Mousse is meant to have an ethereal, light consistency; in fact, its quality is gauged by its airiness. But tastes differ, and cooks who favor a rich, pudding-like consistency often find classic French mousse a bit light on the palate. Mousse's thickness correlates with its airiness -- the thicker the consistency, the less aerated the mousse -- so you have to sacrifice a little fluffiness when you thicken it.
Before You Begin
Look at other mousse recipes before adding a thickening agent to your current mousse. The widely agreed-upon classic French chocolate mousse calls for egg whites, sugar, cream and chocolate, which essentially makes a meringue with chocolate folded into it. Another well-known recipe, published in "Mastering the Art of French Cooking" by Julia Child, calls for equal parts butter and chocolate in addition to egg whites and yolks, creating a dense mousse almost on par with pudding in terms of consistency.
If you're happy with your recipe, and you've considered an alternative, take it slow and experiment with thickeners from light to heavy.

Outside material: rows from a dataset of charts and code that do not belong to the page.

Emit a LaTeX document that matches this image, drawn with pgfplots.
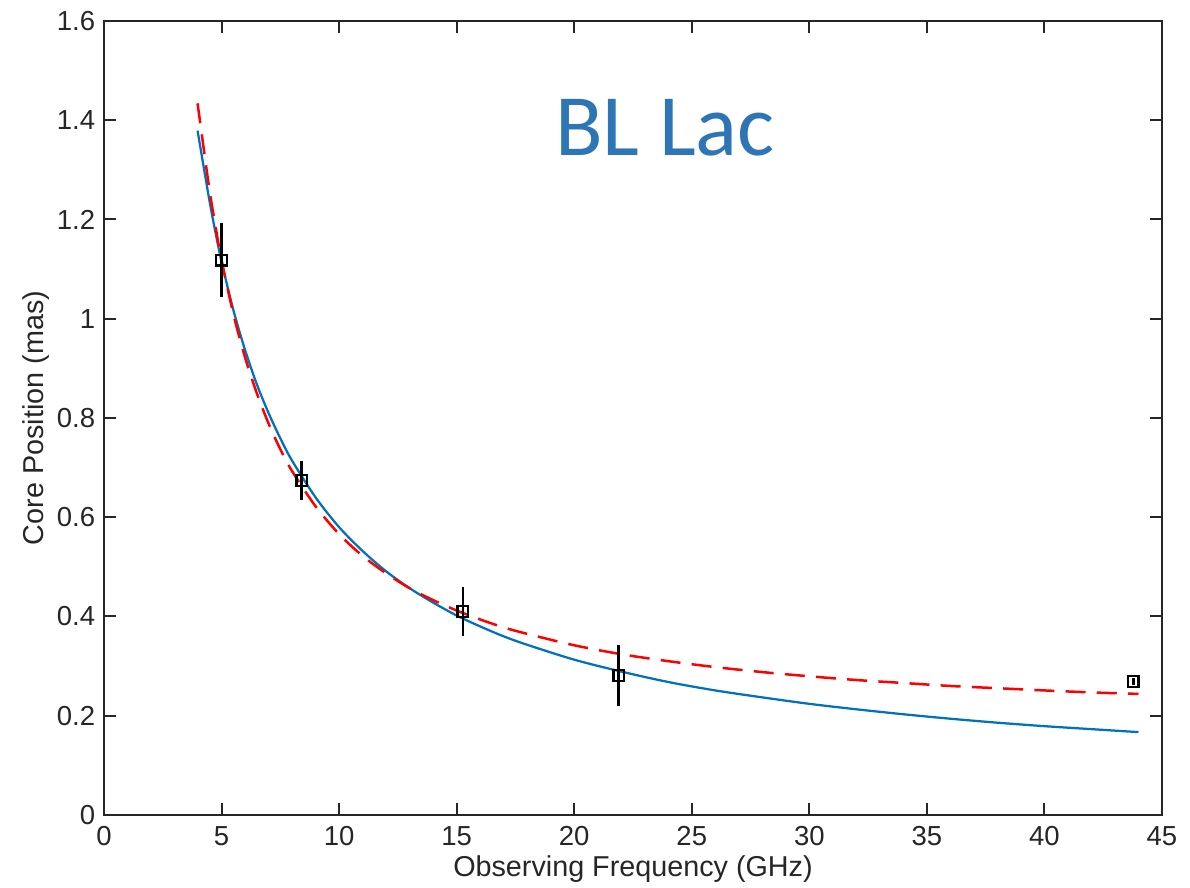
\documentclass[border=0pt]{standalone}
\usepackage{fontspec}
\setmainfont{Liberation Sans}
\newfontfamily\titlefont{Carlito}
\usepackage{pgfplots}
\pgfplotsset{compat=1.18}
\definecolor{mblue}{HTML}{0072BD}
\definecolor{tblue}{HTML}{2E75B6}
\definecolor{axgray}{HTML}{262626}
\begin{document}
\begin{tikzpicture}
\begin{axis}[
  scale only axis,
  width=423.2pt, height=317.6pt,
  xmin=0, xmax=45, ymin=0, ymax=1.6,
  xtick={0,5,10,15,20,25,30,35,40,45},
  ytick={0,0.2,0.4,0.6,0.8,1,1.2,1.4,1.6},
  yticklabels={0,0.2,0.4,0.6,0.8,1,1.2,1.4,1.6},
  /pgf/number format/assume math mode=true,
  tick align=inside,
  major tick length=4.7pt,
  axis line style={axgray, line width=0.8pt},
  tick style={axgray, line width=0.8pt},
  ticklabel style={font=\fontsize{11}{13}\selectfont, text=axgray},
  xticklabel style={yshift=-1pt},
  label style={font=\fontsize{11.5}{13}\selectfont, text=axgray},
  xlabel={Observing Frequency (GHz)},
  ylabel={Core Position (mas)},
  xlabel style={yshift=3pt},
  ylabel style={yshift=-4pt},
  clip=false,
]
% blue solid fit
\addplot[mblue, line width=0.9pt, smooth] coordinates {
 (3.98,1.379) (4.25,1.303) (4.5,1.234) (4.75,1.172) (5,1.115) (5.5,1.018) (6,0.937) (6.5,0.868)
 (7,0.810) (7.5,0.759) (8,0.714) (9,0.640) (10,0.580) (11,0.532) (12,0.491)
 (13,0.457) (14,0.428) (15,0.402) (16,0.380) (17,0.360) (18,0.343) (20,0.313)
 (22,0.289) (24,0.268) (26,0.251) (28,0.237) (30,0.224) (32,0.213) (34,0.203)
 (36,0.194) (38,0.186) (40,0.179) (42,0.173) (44,0.167)
};
% red dashed fit
\addplot[red, line width=1pt, dash pattern=on 8pt off 4.5pt, smooth] coordinates {
 (3.98,1.434) (4.25,1.340) (4.5,1.255) (4.75,1.184) (5,1.118) (5.5,1.010) (6,0.922) (6.5,0.850)
 (7,0.789) (7.5,0.737) (8,0.693) (9,0.622) (10,0.566) (11,0.522) (12,0.487)
 (13,0.457) (14,0.433) (15,0.412) (16,0.394) (17,0.378) (18,0.365) (20,0.342)
 (22,0.324) (24,0.310) (26,0.298) (28,0.288) (30,0.2795) (32,0.272) (34,0.266)
 (36,0.260) (38,0.2555) (40,0.251) (42,0.247) (44,0.244)
};
% data
\addplot[only marks, mark=square, mark size=2.1pt, mark options={black, line width=0.9pt},
  error bars/.cd, y dir=both, y explicit, error mark=none,
  error bar style={black, line width=1pt}] coordinates {
 (5.0,1.118) +- (0,0.074)
 (8.41,0.674) +- (0,0.040)
 (15.26,0.410) +- (0,0.050)
 (21.89,0.281) +- (0,0.062)
 (43.78,0.269) +- (0,0.008)
};
\node[text=tblue, font=\titlefont\fontsize{35}{40}\selectfont] at (axis cs:23.86,1.384) {BL Lac};
\end{axis}
\pgfresetboundingbox
\useasboundingbox (-41.6pt,-29.2pt) rectangle (434.4pt,326pt);
\end{tikzpicture}
\end{document}
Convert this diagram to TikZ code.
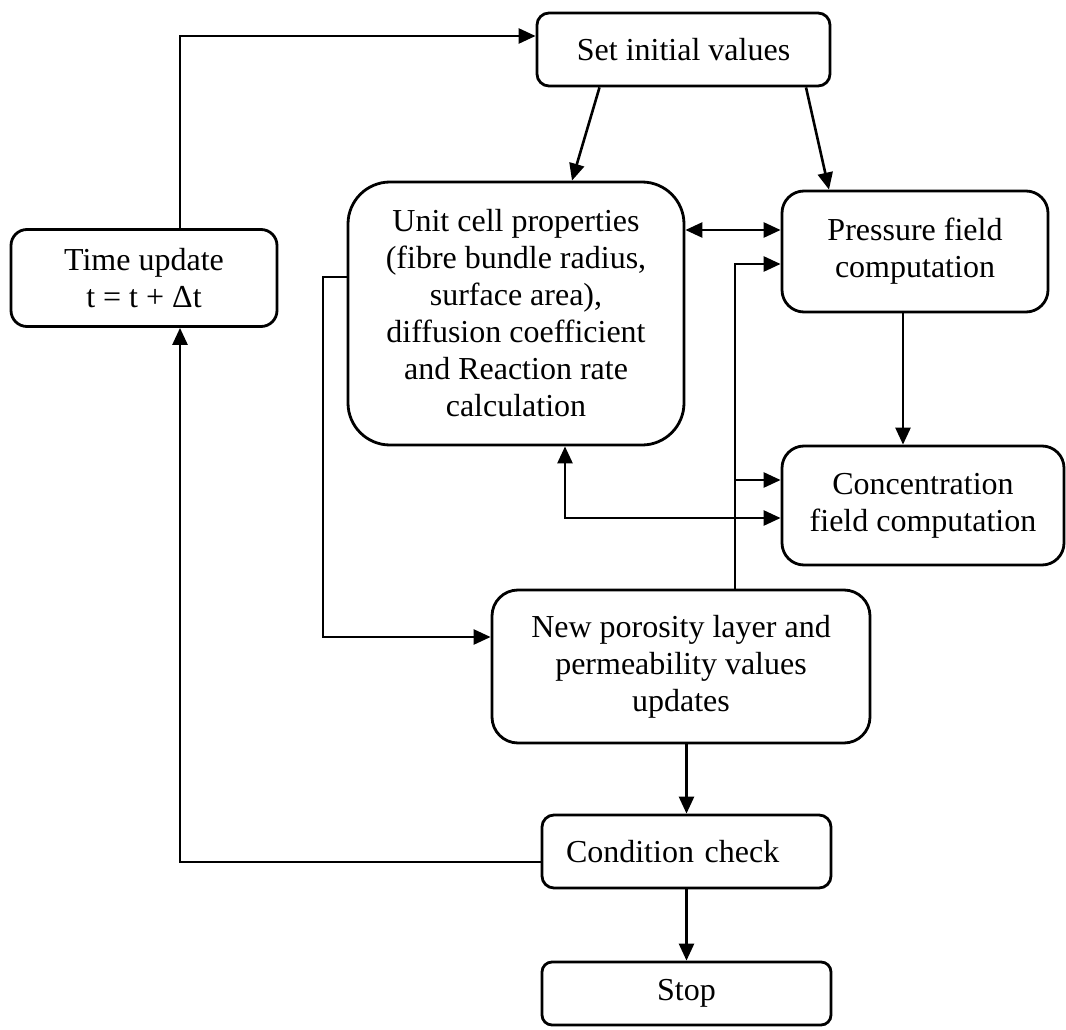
\documentclass[tikz,border=0pt]{standalone}
\usepackage{fontspec}
\setmainfont{Liberation Serif}
\usetikzlibrary{arrows.meta}

\begin{document}
\begin{tikzpicture}[x=1pt,y=-1pt,
  font=\fontsize{32}{37}\selectfont,
  box/.style={draw, line width=2.8pt, rectangle, inner sep=0pt, align=center},
  arr/.style={line width=2.6pt, -{Triangle[length=17pt,width=15pt]}},
  arrtwo/.style={line width=2.6pt, {Triangle[length=17pt,width=15pt]}-{Triangle[length=17pt,width=15pt]}}
]
\useasboundingbox (0,0) rectangle (1066,1030);

% process boxes
\node[box, rounded corners=12pt, minimum width=293pt, minimum height=73pt]
  (si) at (683.5,49.5) {Set initial values};
\node[box, rounded corners=16pt, minimum width=266pt, minimum height=97pt]
  (tu) at (144,278) {Time update\\t = t + Δt};
\node[box, rounded corners=42pt, minimum width=336pt, minimum height=263pt]
  (uc) at (516,313.5) {Unit cell properties\\(fibre bundle radius,\\surface area),\\diffusion coefficient\\and Reaction rate\\calculation};
\node[box, rounded corners=22pt, minimum width=266pt, minimum height=121pt]
  (pf) at (915,251.5) {Pressure field\\computation};
\node[box, rounded corners=22pt, minimum width=282pt, minimum height=119pt]
  (cf) at (923,505.5) {Concentration\\field computation};
\node[box, rounded corners=26pt, minimum width=378pt, minimum height=153pt]
  (np) at (681,666.5) {New porosity layer and\\permeability values\\updates};
\node[box, rounded corners=12pt, minimum width=289pt, minimum height=73pt,
  align=left, text width=241pt, inner xsep=24pt]
  (cc) at (686.5,851.5) {Condition check};
\node[box, rounded corners=10pt, minimum width=289pt, minimum height=63pt]
  (st) at (686.5,993.5) {Stop};

% routing corners
\coordinate (tl) at (180,36);
\coordinate (bl) at (180,862);
\coordinate (da) at (0,230);
\coordinate (lp) at (323,277);
\coordinate (lq) at (323,637);
\coordinate (vp) at (735,264);
\coordinate (vb) at (735,480);
\coordinate (ub) at (565,518);
\coordinate (pc) at (903,0);

% time loop
\draw[arr] (tu.north -| tl) -- (tl) -- (tl -| si.west);
\draw[arr] (cc.west |- bl) -- (bl) -- (bl |- tu.south);

% initial values
\draw[arr] ([xshift=-84pt]si.south) -- ([xshift=56pt]uc.north);
\draw[arr] ([xshift=122.5pt]si.south) -- ([xshift=-86pt]pf.north);

% coupling between unit cell and fields
\draw[arrtwo] (uc.east |- da) -- (pf.west |- da);
\draw[arrtwo] (uc.south -| ub) -- (ub) -- (ub -| cf.west);
\draw[arr] (pf.south -| pc) -- (cf.north -| pc);

% porosity update feedback
\draw[arr] (uc.west |- lp) -- (lp) -- (lq) -- (lq -| np.west);
\draw[arr] (np.north -| vp) -- (vp) -- (vp -| pf.west);
\draw[arr] (vb) -- (vb -| cf.west);

% termination
\draw[arr] (np.south -| cc.north) -- (cc.north);
\draw[arr] (cc.south) -- (st.north);
\end{tikzpicture}
\end{document}
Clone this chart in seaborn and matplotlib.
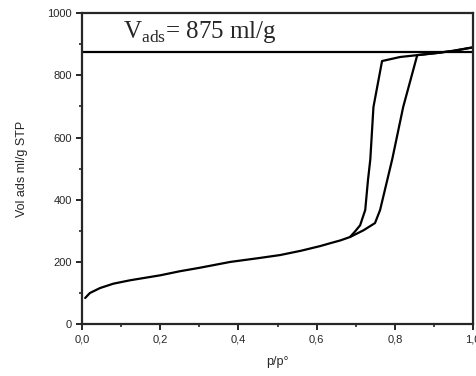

Nothing thickens mousse as gently as a liaison. Made with egg yolk and cream, the liaison does not add anything to mousse that isn't already there -- it just changes the ratio a bit in favor of thickness.
Bring a half-full pot of water to a boil. Place a stainless-steel bowl over the saucepan and add 1 egg yolk and 3 tablespoons of cream for every 2 cups of finished souffle (a basic souffle recipe yields about 4 cups of finished souffle). Mix the cream and yolks until it has no traces of yellow. Heat the liaison until it reaches 160 degrees Fahrenheit, whisking occasionally. Mix the liaison with the main ingredient (whisk it into the melted chocolate when making a chocolate souffle). Fold the egg whites and whipped cream (the cream called for in the recipe) into the thickened chocolate.
Egg yolks provide about twice the thickening power of a liaison and work best in souffles that already contain them. If you're making a souffle that calls for egg yolks, add 1 additional egg yolk for every 1 cup of finished souffle.
Bring a pot half filled with water to a boil in the stove. Add 1 egg yolk to the stainless-steel bowl for each cup of finished souffle. A basic recipe yields about 4 cups of finished souffle. Whisk the egg yolks until combined and heat them until they double in size, or until they reach 160 F. Combine the egg yolks with the main ingredient.
Consider cornstarch the "nuclear option" for thickening mousse. Cornstarch, when used indiscriminately, can turn a souffle into pudding instantly. If thickening chocolate, add the cornstarch slurry to the melted chocolate. For other types of souffle, add the cornstarch slurry to the main ingredient; then heat it until it thickens. Then, allow the main ingredient to cool to room temperature before adding the souffle.
Mix 1/2 tablespoon of cornstarch with 1/2 tablespoon of cold milk for every 1 cup of finished souffle. Mix the cornstarch slurry into the main liquid ingredient. Heat the main ingredient over a double boiler until it thickens, or for 5 to 7 minutes.
If you're thickening a savory mousse, such as salmon or avocado, simply fold in more of the main ingredient until it reaches the desired consistency. For example, in a basic salmon mousse recipe, which calls for 4 ounces of smoked salmon, add 6 ounces of salmon. Puree the gelatin along with the salmon as instructed in the recipe.
You can also use 25 percent more gelatin to stiffen a savory mousse. A basic savory mousse recipe calls for 1 teaspoon of gelatin to 3 tablespoons of water. To moderately thicken the mousse, use 1 1/2 teaspoons of gelatin and 4 1/2 tablespoons of water.